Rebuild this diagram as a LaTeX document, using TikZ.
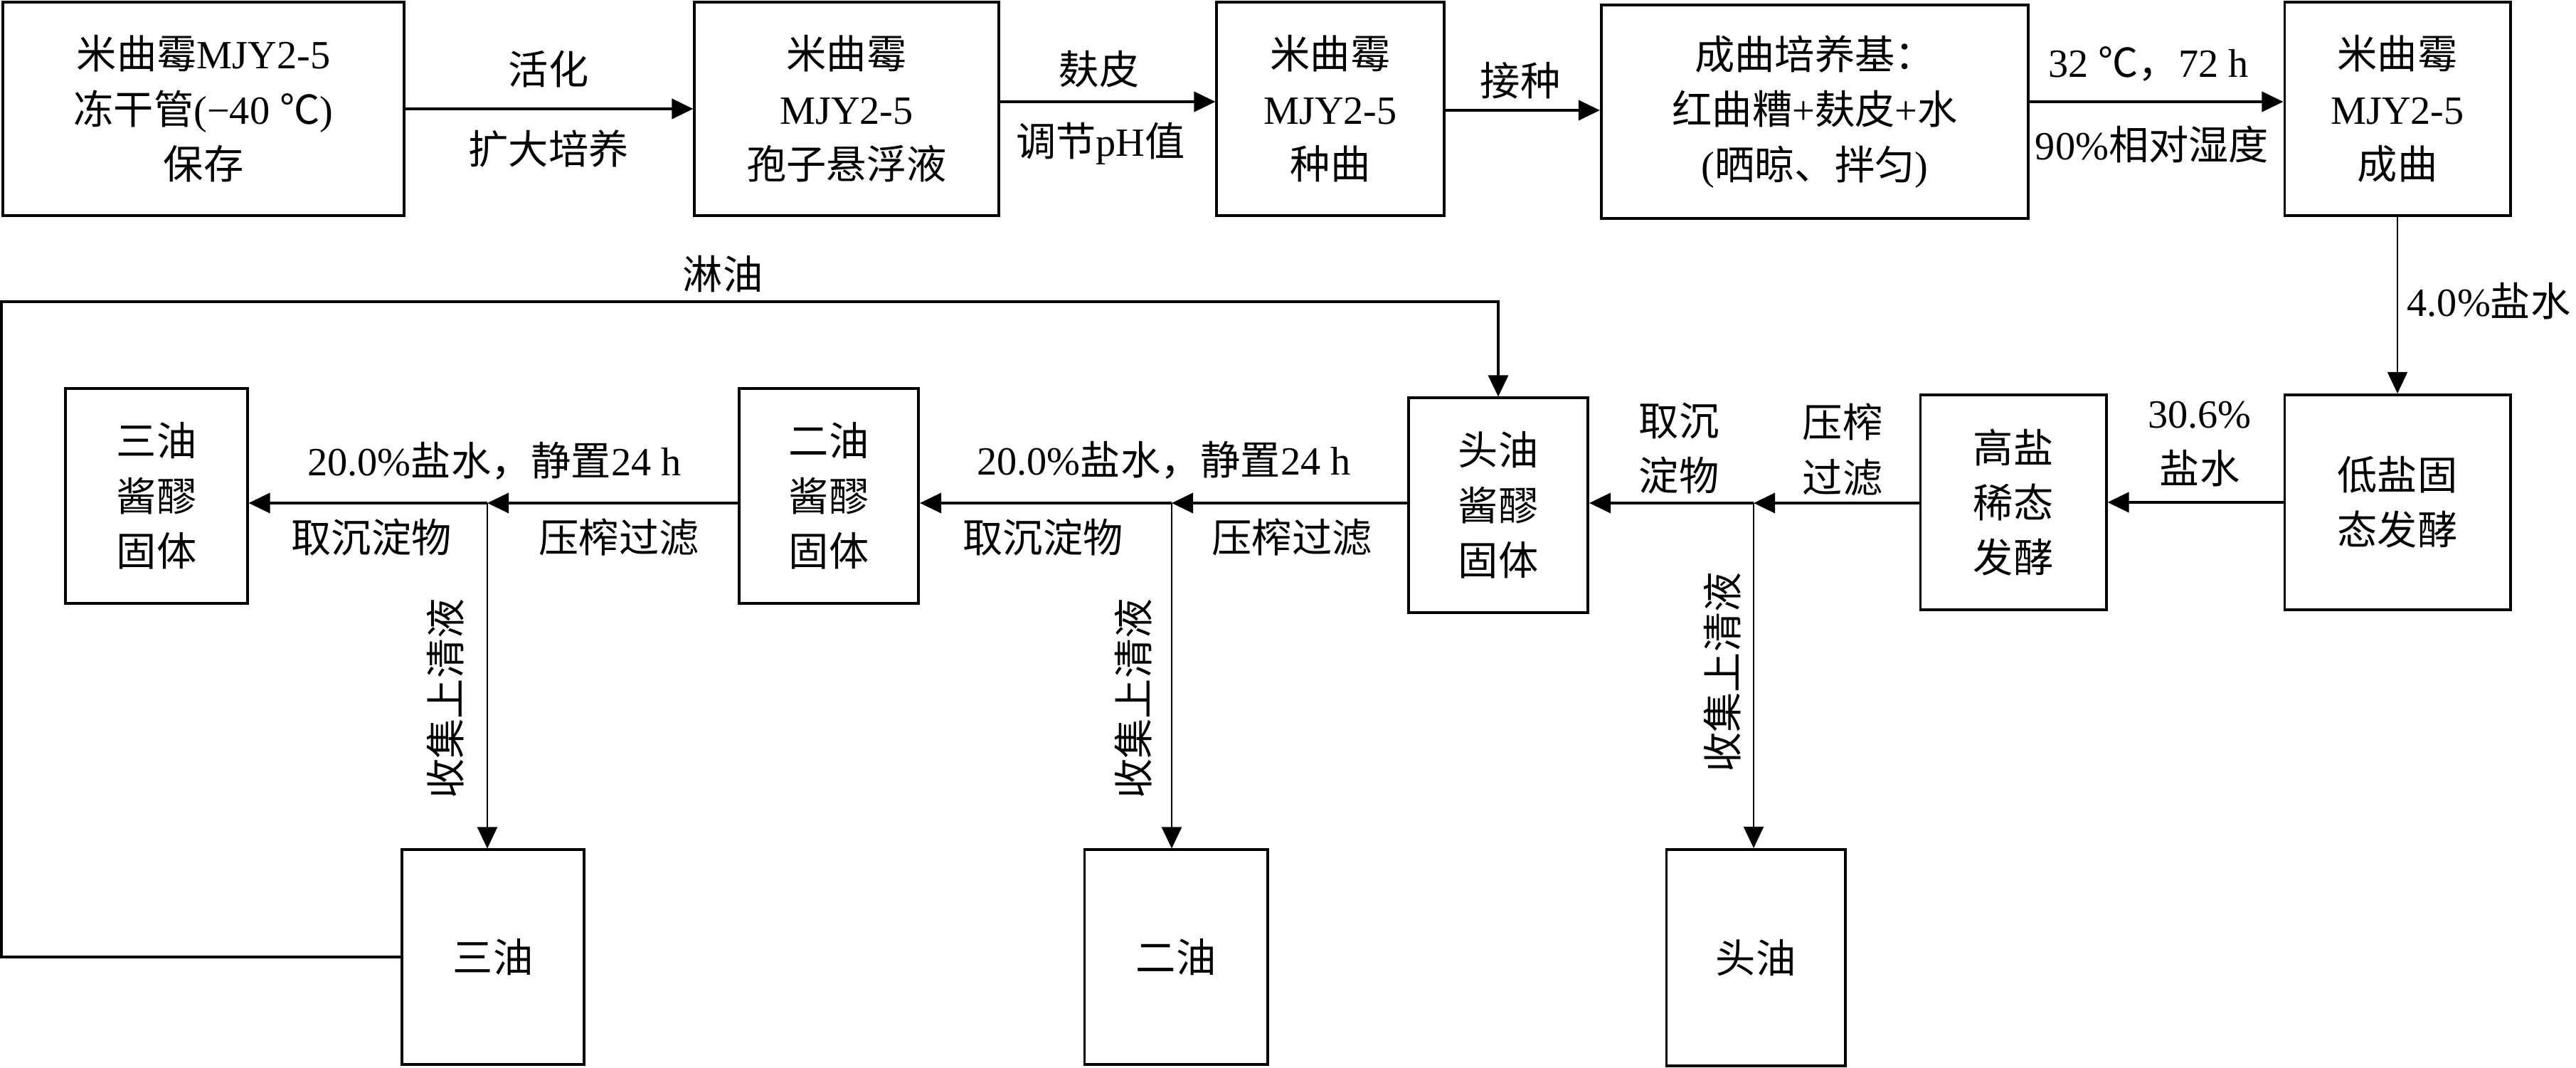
\documentclass[tikz,border=0pt]{standalone}
\usepackage{fontspec}
\setmainfont{Liberation Serif}
\newfontfamily\cjk{Noto Sans CJK SC}
\newcommand\zh[1]{{\cjk #1}}
\usetikzlibrary{arrows.meta,calc}
\begin{document}
\begin{tikzpicture}[x=0.01cm,y=-0.01cm,
  font=\fontsize{16}{22}\selectfont,
  box/.style={draw,line width=1.1pt,align=center,inner sep=0pt},
  lab/.style={inner sep=0pt,align=center},
  arr/.style={line width=1.1pt,-{Triangle[length=0.3cm,width=0.28cm]}},
  tarr/.style={line width=0.6pt,-{Triangle[length=0.3cm,width=0.28cm]}},
  loop/.style={line width=0.9pt,-{Triangle[length=0.3cm,width=0.28cm]}},
]
\useasboundingbox[fill=white] (0,0) rectangle (3621,1501);

% top row
\node[box,minimum width=5.63cm,minimum height=2.99cm] (b1) at (286,153) {\zh{米曲霉}MJY2-5\\\zh{冻干管}(−40 \zh{℃})\\\zh{保存}};
\node[box,minimum width=4.27cm,minimum height=2.99cm] (b2) at (1190,153) {\zh{米曲霉}\\MJY2-5\\\zh{孢子悬浮液}};
\node[box,minimum width=3.19cm,minimum height=2.99cm] (b3) at (1870,153) {\zh{米曲霉}\\MJY2-5\\\zh{种曲}};
\node[box,minimum width=6.00cm,minimum height=3.00cm] (b4) at (2551,157) {\zh{成曲培养基：}\\\zh{红曲糟}+\zh{麸皮}+\zh{水}\\(\zh{晒晾、拌匀})};
\node[box,minimum width=3.17cm,minimum height=2.99cm] (b5) at (3370,153) {\zh{米曲霉}\\MJY2-5\\\zh{成曲}};

% middle row
\node[box,minimum width=3.17cm,minimum height=3.02cm] (b6) at (3370,706) {\zh{低盐固}\\\zh{态发酵}};
\node[box,minimum width=2.61cm,minimum height=3.01cm] (b7) at (2830,706) {\zh{高盐}\\\zh{稀态}\\\zh{发酵}};
\node[box,minimum width=2.52cm,minimum height=3.01cm] (b8) at (2106,710) {\zh{头油}\\\zh{酱醪}\\\zh{固体}};
\node[box,minimum width=2.52cm,minimum height=3.02cm] (b9) at (1165,697) {\zh{二油}\\\zh{酱醪}\\\zh{固体}};
\node[box,minimum width=2.55cm,minimum height=3.02cm] (b10) at (220,697) {\zh{三油}\\\zh{酱醪}\\\zh{固体}};

% bottom row
\node[box,minimum width=2.51cm,minimum height=3.04cm] (o1) at (2468,1346) {\zh{头油}};
\node[box,minimum width=2.57cm,minimum height=3.01cm] (o2) at (1653,1345) {\zh{二油}};
\node[box,minimum width=2.56cm,minimum height=3.01cm] (o3) at (693,1345) {\zh{三油}};

% junctions
\coordinate (j1) at (2465,707);
\coordinate (j2) at (1647,707);
\coordinate (j3) at (685,707);
\coordinate (lt) at (2,424);

% top row arrows
\draw[arr] (b1.east) -- (b2.west);
\draw[arr] ($(b2.east)+(0,-10)$) -- ($(b3.west)+(0,-10)$);
\draw[arr] ($(b3.east)+(0,2)$) -- ($(b4.west)+(0,-2)$);
\draw[arr] ($(b4.east)+(0,-14)$) -- ($(b5.west)+(0,-10)$);
\draw[tarr] (b5.south) -- (b6.north);

% middle row arrows
\draw[arr] (b6.west) -- (b7.east);
\draw[arr] (b7.west |- j1) -- (j1);
\draw[arr] (j1) -- (b8.east |- j1);
\draw[tarr] (j1) -- (j1 |- o1.north);
\draw[arr] (b8.west |- j2) -- (j2);
\draw[arr] (j2) -- (b9.east |- j2);
\draw[tarr] (j2) -- (j2 |- o2.north);
\draw[arr] (b9.west |- j3) -- (j3);
\draw[arr] (j3) -- (b10.east |- j3);
\draw[tarr] (j3) -- (j3 |- o3.north);

% recycle loop
\draw[loop] (o3.west) -- (o3.west -| lt) -- (lt) -- (lt -| b8.north) -- (b8.north);

% labels
\node[lab] (l1) at (771,97) {\zh{活化}};
\node[lab] (l2) at (771,209) {\zh{扩大培养}};
\node[lab] (l3) at (1545,97) {\zh{麸皮}};
\node[lab] (l4) at (1547,202) {\zh{调节}pH\zh{值}};
\node[lab] (l5) at (2137,113) {\zh{接种}};
\node[lab] (l6) at (3020,90) {32 \zh{℃，}72 h};
\node[lab] (l7) at (3025,203) {90\%\zh{相对湿度}};
\node[lab,anchor=west] (l8) at (3383,423) {4.0\%\zh{盐水}};
\node[lab] (l9) at (3092,624) {30.6\%\\\zh{盐水}};
\node[lab] (l10) at (2590,632) {\zh{压榨}\\\zh{过滤}};
\node[lab] (l11) at (2360,630) {\zh{取沉}\\\zh{淀物}};
\node[lab,rotate=90] (l12) at (2421,945) {\zh{收集上清液}};
\node[lab] (l13) at (1636,647) {20.0\%\zh{盐水，静置}24 h};
\node[lab] (l14) at (1816,755) {\zh{压榨过滤}};
\node[lab] (l15) at (1466,755) {\zh{取沉淀物}};
\node[lab,rotate=90] (l16) at (1593,982) {\zh{收集上清液}};
\node[lab] (l17) at (695,648) {20.0\%\zh{盐水，静置}24 h};
\node[lab] (l18) at (870,755) {\zh{压榨过滤}};
\node[lab] (l19) at (522,755) {\zh{取沉淀物}};
\node[lab,rotate=90] (l20) at (626,982) {\zh{收集上清液}};
\node[lab] (l21) at (1016,385) {\zh{淋油}};
\end{tikzpicture}
\end{document}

────────────────────────────────────────

The lines from the top of the data above through the one holding "(0,0) rectangle (3621,1501);" are to be repeated exactly, and only those, with no pictures.

Task solution
Rebuild this diagram as a LaTeX document, using TikZ.
\documentclass[tikz,border=0pt]{standalone}
\usepackage{fontspec}
\setmainfont{Liberation Serif}
\newfontfamily\cjk{Noto Sans CJK SC}
\newcommand\zh[1]{{\cjk #1}}
\usetikzlibrary{arrows.meta,calc}
\begin{document}
\begin{tikzpicture}[x=0.01cm,y=-0.01cm,
  font=\fontsize{16}{22}\selectfont,
  box/.style={draw,line width=1.1pt,align=center,inner sep=0pt},
  lab/.style={inner sep=0pt,align=center},
  arr/.style={line width=1.1pt,-{Triangle[length=0.3cm,width=0.28cm]}},
  tarr/.style={line width=0.6pt,-{Triangle[length=0.3cm,width=0.28cm]}},
  loop/.style={line width=0.9pt,-{Triangle[length=0.3cm,width=0.28cm]}},
]
\useasboundingbox[fill=white] (0,0) rectangle (3621,1501);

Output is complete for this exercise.